» Aim
Look at the data below and print exactly the lines from its first line through the line with "7800, 3900, 0];"; the pictures stay out of the copy.

________________________________________

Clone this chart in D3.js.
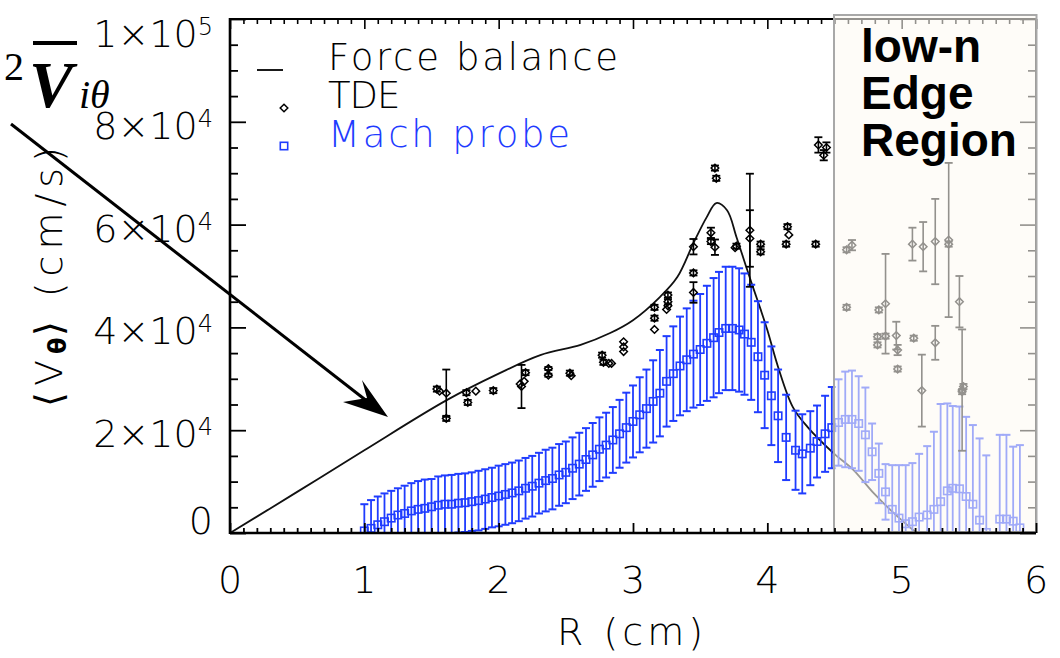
<!DOCTYPE html>
<html><head><meta charset="utf-8">
<script src="https://cdn.jsdelivr.net/npm/d3@7"></script>
<style>body{margin:0;background:#fff}svg{display:block}</style>
</head><body><svg id="c" width="1060" height="658"></svg>
<script>
// ---------- data (cm, cm/s) ----------
const fbR = [0, 0.5, 1.0, 1.61, 2.0, 2.31, 2.61, 2.83, 3.0, 3.2, 3.33, 3.45, 3.55, 3.62, 3.70, 3.77, 3.85, 3.9, 3.95, 4.0, 4.08, 4.19, 4.30, 4.49, 4.64, 4.79, 4.94, 5.11];
const fbV = [0, 8000, 16100, 25800, 31000, 34600, 36600, 38900, 41400, 45900, 49800, 56400, 61500, 64200, 62800, 57600, 51200, 47300, 43500, 39500, 32300, 24500, 20600, 15600, 12300, 7800, 3900, 0];

const machR = [1.00,1.05,1.10,1.15,1.20,1.25,1.30,1.35,1.40,1.45,1.50,1.55,1.60,1.65,1.70,1.75,1.80,1.85,1.90,1.95,
  2.00,2.05,2.10,2.15,2.20,2.25,2.30,2.35,2.40,2.45,2.50,2.55,2.60,2.65,2.70,2.75,2.80,2.85,2.90,2.95,
  3.00,3.05,3.10,3.15,3.20,3.25,3.30,3.35,3.40,3.45,3.50,3.55,3.60,3.64,3.69,3.74,3.79,3.83,3.88,3.93,
  3.98,4.03,4.08,4.14,4.21,4.26,4.32,4.37,4.43,4.48,4.53,4.58,4.63,4.68,4.73,4.78,4.83,4.88,4.93,4.98,
  5.03,5.08,5.13,5.19,5.24,5.29,5.34,5.38,5.43,5.48,5.53,5.58,5.63,5.73,5.78,5.83,5.88];
const machV = [400,900,1600,2200,2900,3500,3800,4300,4600,4800,5100,5400,5600,5600,5800,5900,6100,6300,6600,6900,
  7200,7500,7800,8200,8700,9100,9700,10200,10600,11300,11800,12600,13400,14300,15200,16300,17100,18100,19300,20500,
  21700,23000,24200,25600,27200,29500,31000,32500,33700,34800,35700,36900,38000,39000,39800,39800,39500,38700,37100,34300,
  30700,26700,22800,18600,16100,15400,16500,17800,19300,20500,21500,22100,22100,21300,19100,15800,11600,8000,4600,2900,
  1800,2200,3100,3500,4600,6100,8200,8700,8600,7100,5600,2500,100,2700,2700,2300,1000];
const machE = [5200,5500,5500,5500,5300,5200,5400,5400,5500,5600,5400,5600,5600,5700,5700,5700,5700,5800,5800,5800,
  5900,5900,5900,5900,5900,5900,5900,6000,6000,6000,6000,6000,6100,6100,6200,6200,6300,6400,6600,6800,
  7000,7300,7600,8000,8400,8800,9200,9600,10000,10400,10800,11200,11600,11800,12000,12000,12000,11800,11200,10800,
  10300,9600,9000,8300,7700,7700,7200,7000,7400,7900,8400,9300,9500,9200,9200,5500,5800,5400,8600,10300,
  11400,11400,12300,13400,15100,19000,17000,16000,16000,15500,15400,15900,15000,16400,16400,14500,16100];

const tdeR = [1.54,1.56,1.61,1.61,1.76,1.77,1.83,1.96,2.17,2.16,2.19,2.20,2.37,2.37,2.53,2.54,2.77,2.78,2.82,2.84,
  2.93,2.93,2.93,3.16,3.16,3.16,3.26,3.26,3.26,3.25,3.45,3.45,3.45,3.58,3.58,3.61,3.61,3.62,3.77,3.76,
  3.87,3.87,3.95,3.95,4.15,4.16,4.14,4.36,4.38,4.42,4.44,4.59,4.63,4.59,4.83,4.88,4.88,4.82,4.82,4.96,
  4.97,4.97,5.09,5.08,5.16,5.25,5.35,5.35,5.25,5.43,5.15,5.45,5.45,5.46];
const tdeV = [28000,27600,27200,22300,27300,25400,27600,27700,28500,29000,29500,31200,32000,30700,31100,30600,34600,33200,33000,33000,
  37200,36200,35300,43900,41800,39600,46300,45000,44200,43500,55700,50600,46800,58400,56700,55600,71000,69000,55800,55500,
  58900,57300,56200,54700,59600,58000,56200,56200,75500,73500,75000,55100,56000,43900,43400,38300,44600,38200,36600,38400,
  35600,31900,37900,56200,55700,56700,57000,56200,37000,45000,27700,27800,27500,28500];
const tdeE = [500,0,4600,500,500,500,0,500,4200,0,0,500,300,300,500,0,500,500,0,0,
  0,0,0,500,500,0,500,500,0,0,1500,500,2000,1000,500,1500,500,500,500,0,
  11000,5500,500,500,500,0,500,500,1500,1000,1000,500,1000,500,500,500,9700,500,500,2700,
  1000,500,500,3200,4800,8300,15000,500,3300,5000,7000,11800,500,500];

const xTicks = [0,1,2,3,4,5,6];
const yTicks = [0,20000,40000,60000,80000,100000];
const yTickMant = ["0","2×10","4×10","6×10","8×10","1×10"];
const yTickExp  = ["","4","4","4","4","5"];
const legendLabels = ["Force balance","TDE","Mach probe"];
const edgeLabel = ["low-n","Edge","Region"];
const edgeStart = 4.5;

// ---------- setup ----------
const svg = d3.select("#c");
const L=230, Rr=1036, T=19, B=533;
const x = d3.scaleLinear().domain([0,6]).range([L,Rr]);
const y = d3.scaleLinear().domain([0,100000]).range([B,T]);
const FONT = "'DejaVu Sans', sans-serif";
const BLUE = "#1f3cff";

svg.append("defs").append("clipPath").attr("id","pc")
  .append("rect").attr("x",L).attr("y",T).attr("width",Rr-L).attr("height",B-T);

// top & right axis (under overlay)
const topAx = d3.axisTop(x).ticks(60).tickSize(5).tickFormat("");
const gTop = svg.append("g").attr("transform",`translate(0,${T})`).call(topAx);
gTop.selectAll(".tick line").attr("y2", d => Math.abs(d-Math.round(d))<1e-6 ? 10 : 5).attr("stroke","#000").attr("stroke-width",1.6);
gTop.select(".domain").remove();
svg.append("line").attr("x1",L).attr("x2",Rr).attr("y1",T).attr("y2",T).attr("stroke","#000").attr("stroke-width",2);

const rightAx = d3.axisLeft(y).tickValues(d3.range(0,100001,5000)).tickSize(8).tickFormat("");
const gRight = svg.append("g").attr("transform",`translate(${Rr},0)`).call(rightAx);
gRight.selectAll(".tick line").attr("x2", d => d%20000===0 ? -16 : -8).attr("stroke","#000").attr("stroke-width",1.6);
gRight.select(".domain").remove();
svg.append("line").attr("x1",Rr).attr("x2",Rr).attr("y1",T).attr("y2",B).attr("stroke","#000").attr("stroke-width",2);

const plot = svg.append("g").attr("clip-path","url(#pc)");

// force balance
const fb = fbR.map((r,i)=>[r,fbV[i]]);
plot.append("path").datum(fb)
  .attr("d", d3.line().x(d=>x(d[0])).y(d=>y(d[1])).curve(d3.curveCatmullRom.alpha(0.5)))
  .attr("fill","none").attr("stroke","#111").attr("stroke-width",1.8);

// Mach probe
const mach = machR.map((r,i)=>({r, v:machV[i], e:machE[i]}));
const gm = plot.append("g").attr("stroke",BLUE).attr("fill","none");
const capW = 4;
mach.forEach(d=>{
  const cx = x(d.r), y1 = y(d.v+d.e), y0 = y(d.v-d.e);
  gm.append("line").attr("x1",cx).attr("x2",cx).attr("y1",y1).attr("y2",y0).attr("stroke-width",1.8);
  gm.append("line").attr("x1",cx-capW).attr("x2",cx+capW).attr("y1",y1).attr("y2",y1).attr("stroke-width",2);
  gm.append("line").attr("x1",cx-capW).attr("x2",cx+capW).attr("y1",y0).attr("y2",y0).attr("stroke-width",2);
});
gm.selectAll("rect.sq").data(mach).join("rect").attr("class","sq")
  .attr("x",d=>x(d.r)-3.7).attr("y",d=>y(d.v)-3.7).attr("width",7.4).attr("height",7.4)
  .attr("stroke-width",1.6).attr("fill","none");

// TDE
const tde = tdeR.map((r,i)=>({r, v:tdeV[i], e:tdeE[i]}));
const gt = plot.append("g").attr("stroke","#000").attr("fill","none");
tde.filter(d=>d.e>0).forEach(d=>{
  const cx = x(d.r), y1 = y(d.v+d.e), y0 = y(d.v-d.e);
  gt.append("line").attr("x1",cx).attr("x2",cx).attr("y1",y1).attr("y2",y0).attr("stroke-width",1.6);
  gt.append("line").attr("x1",cx-4).attr("x2",cx+4).attr("y1",y1).attr("y2",y1).attr("stroke-width",1.8);
  gt.append("line").attr("x1",cx-4).attr("x2",cx+4).attr("y1",y0).attr("y2",y0).attr("stroke-width",1.8);
});
const dia = r => `M0,${-r}L${r},0L0,${r}L${-r},0Z`;
gt.selectAll("path.dm").data(tde).join("path").attr("class","dm")
  .attr("d",dia(3.8)).attr("transform",d=>`translate(${x(d.r)},${y(d.v)})`)
  .attr("stroke-width",1.5).attr("fill","none");

// edge region overlay
svg.append("rect").attr("x",x(edgeStart)-0.5).attr("y",T-4).attr("width",Rr-x(edgeStart)+1).attr("height",B-T+3)
  .attr("fill","#fdfaf3").attr("fill-opacity",0.58).attr("stroke","#a8a8a8").attr("stroke-width",2);

// left axis
const leftAx = d3.axisRight(y).tickValues(d3.range(0,100001,5000)).tickSize(8).tickFormat("");
const gLeft = svg.append("g").attr("transform",`translate(${L},0)`).call(leftAx);
gLeft.selectAll(".tick line").attr("x2", d => d%20000===0 ? 16 : 8).attr("stroke","#000").attr("stroke-width",1.8);
gLeft.select(".domain").remove();
svg.append("line").attr("x1",L).attr("x2",L).attr("y1",T-1).attr("y2",B+1).attr("stroke","#000").attr("stroke-width",2.6);

// bottom axis
const botAx = d3.axisBottom(x).ticks(60).tickSize(5).tickFormat("");
const gBot = svg.append("g").attr("transform",`translate(0,${B})`).call(botAx);
gBot.selectAll(".tick line").attr("y2", d => Math.abs(d-Math.round(d))<1e-6 ? -10 : -5).attr("stroke","#000").attr("stroke-width",1.8);
gBot.select(".domain").remove();
svg.append("line").attr("x1",L).attr("x2",Rr).attr("y1",B).attr("y2",B).attr("stroke","#000").attr("stroke-width",2.6);

// x tick labels
svg.append("g").selectAll("text").data(xTicks).join("text")
  .attr("x",d=>x(d)).attr("y",593).attr("text-anchor","middle")
  .attr("font-family",FONT).attr("font-weight",200).attr("font-size",38).text(d=>d);

// y tick labels (kept inside the axis span)
const yl = svg.append("g").attr("font-family",FONT).attr("font-weight",200).attr("font-size",38).attr("text-anchor","end");
yTicks.forEach((v,i)=>{
  const c = Math.max(T+13.5, Math.min(B-13.5, y(v)+3));
  const t = yl.append("text").attr("x",213).attr("y",c+14);
  t.append("tspan").text(yTickMant[i]);
  if (yTickExp[i]) t.append("tspan").attr("dy",-12).attr("font-size",24).text(yTickExp[i]);
});

// axis titles
svg.append("text").attr("x",632).attr("y",645).attr("text-anchor","middle")
  .attr("font-family",FONT).attr("font-weight",200).attr("font-size",38).attr("letter-spacing",4).text("R (cm)");
const yt = svg.append("text").attr("transform","translate(62,274) rotate(-90)").attr("text-anchor","middle")
  .attr("font-family",FONT).attr("font-weight",200).attr("font-size",38).attr("letter-spacing",6);
yt.append("tspan").text("⟨V");
yt.append("tspan").attr("font-size",24).attr("font-weight","bold").attr("dy",4).attr("letter-spacing",1).text("θ");
yt.append("tspan").attr("dy",-4).text("⟩ (cm/s)");

// legend
const lg = svg.append("g").attr("font-family",FONT).attr("font-weight",200).attr("font-size",37);
lg.append("line").attr("x1",257).attr("x2",283).attr("y1",70).attr("y2",70).attr("stroke","#000").attr("stroke-width",1.8);
lg.append("text").attr("x",328).attr("y",70).attr("letter-spacing",2.7).text(legendLabels[0]);
lg.append("path").attr("d",dia(3.8)).attr("transform","translate(284,108)").attr("fill","none").attr("stroke","#000").attr("stroke-width",1.5);
lg.append("text").attr("x",328).attr("y",108).attr("letter-spacing",-1).text(legendLabels[1]);
lg.append("rect").attr("x",280.3).attr("y",142.3).attr("width",7.4).attr("height",7.4).attr("fill","none").attr("stroke",BLUE).attr("stroke-width",1.6);
lg.append("text").attr("x",328).attr("y",147).attr("fill",BLUE).attr("letter-spacing",2.8).text(legendLabels[2]);

// edge region label
const el = svg.append("g").attr("font-family","'Liberation Sans', Arial, sans-serif").attr("font-weight","bold").attr("font-size",46);
edgeLabel.forEach((s,i)=> el.append("text").attr("x",861).attr("y",62+i*47).text(s));

// formula annotation + arrow
const ann = svg.append("g").attr("font-family","'Liberation Serif', 'Times New Roman', serif");
ann.append("text").attr("x",4).attr("y",80).attr("font-size",40).text("2");
ann.append("text").attr("x",29).attr("y",107).attr("font-size",66).attr("font-style","italic").attr("font-weight","bold").text("V");
ann.append("line").attr("x1",33).attr("x2",77).attr("y1",43).attr("y2",43).attr("stroke","#000").attr("stroke-width",4);
ann.append("text").attr("x",79).attr("y",108).attr("font-size",40).attr("font-style","italic").text("iθ");
svg.append("line").attr("x1",11).attr("y1",124).attr("x2",372).attr("y2",405).attr("stroke","#000").attr("stroke-width",3);
svg.append("path").attr("d","M388,417 L343,402 L367,398 L362,380 Z").attr("fill","#000");
</script></body></html>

________________________________________

» In response
Clone this chart in D3.js.
<!DOCTYPE html>
<html><head><meta charset="utf-8">
<script src="https://cdn.jsdelivr.net/npm/d3@7"></script>
<style>body{margin:0;background:#fff}svg{display:block}</style>
</head><body><svg id="c" width="1060" height="658"></svg>
<script>
// ---------- data (cm, cm/s) ----------
const fbR = [0, 0.5, 1.0, 1.61, 2.0, 2.31, 2.61, 2.83, 3.0, 3.2, 3.33, 3.45, 3.55, 3.62, 3.70, 3.77, 3.85, 3.9, 3.95, 4.0, 4.08, 4.19, 4.30, 4.49, 4.64, 4.79, 4.94, 5.11];
const fbV = [0, 8000, 16100, 25800, 31000, 34600, 36600, 38900, 41400, 45900, 49800, 56400, 61500, 64200, 62800, 57600, 51200, 47300, 43500, 39500, 32300, 24500, 20600, 15600, 12300, 7800, 3900, 0];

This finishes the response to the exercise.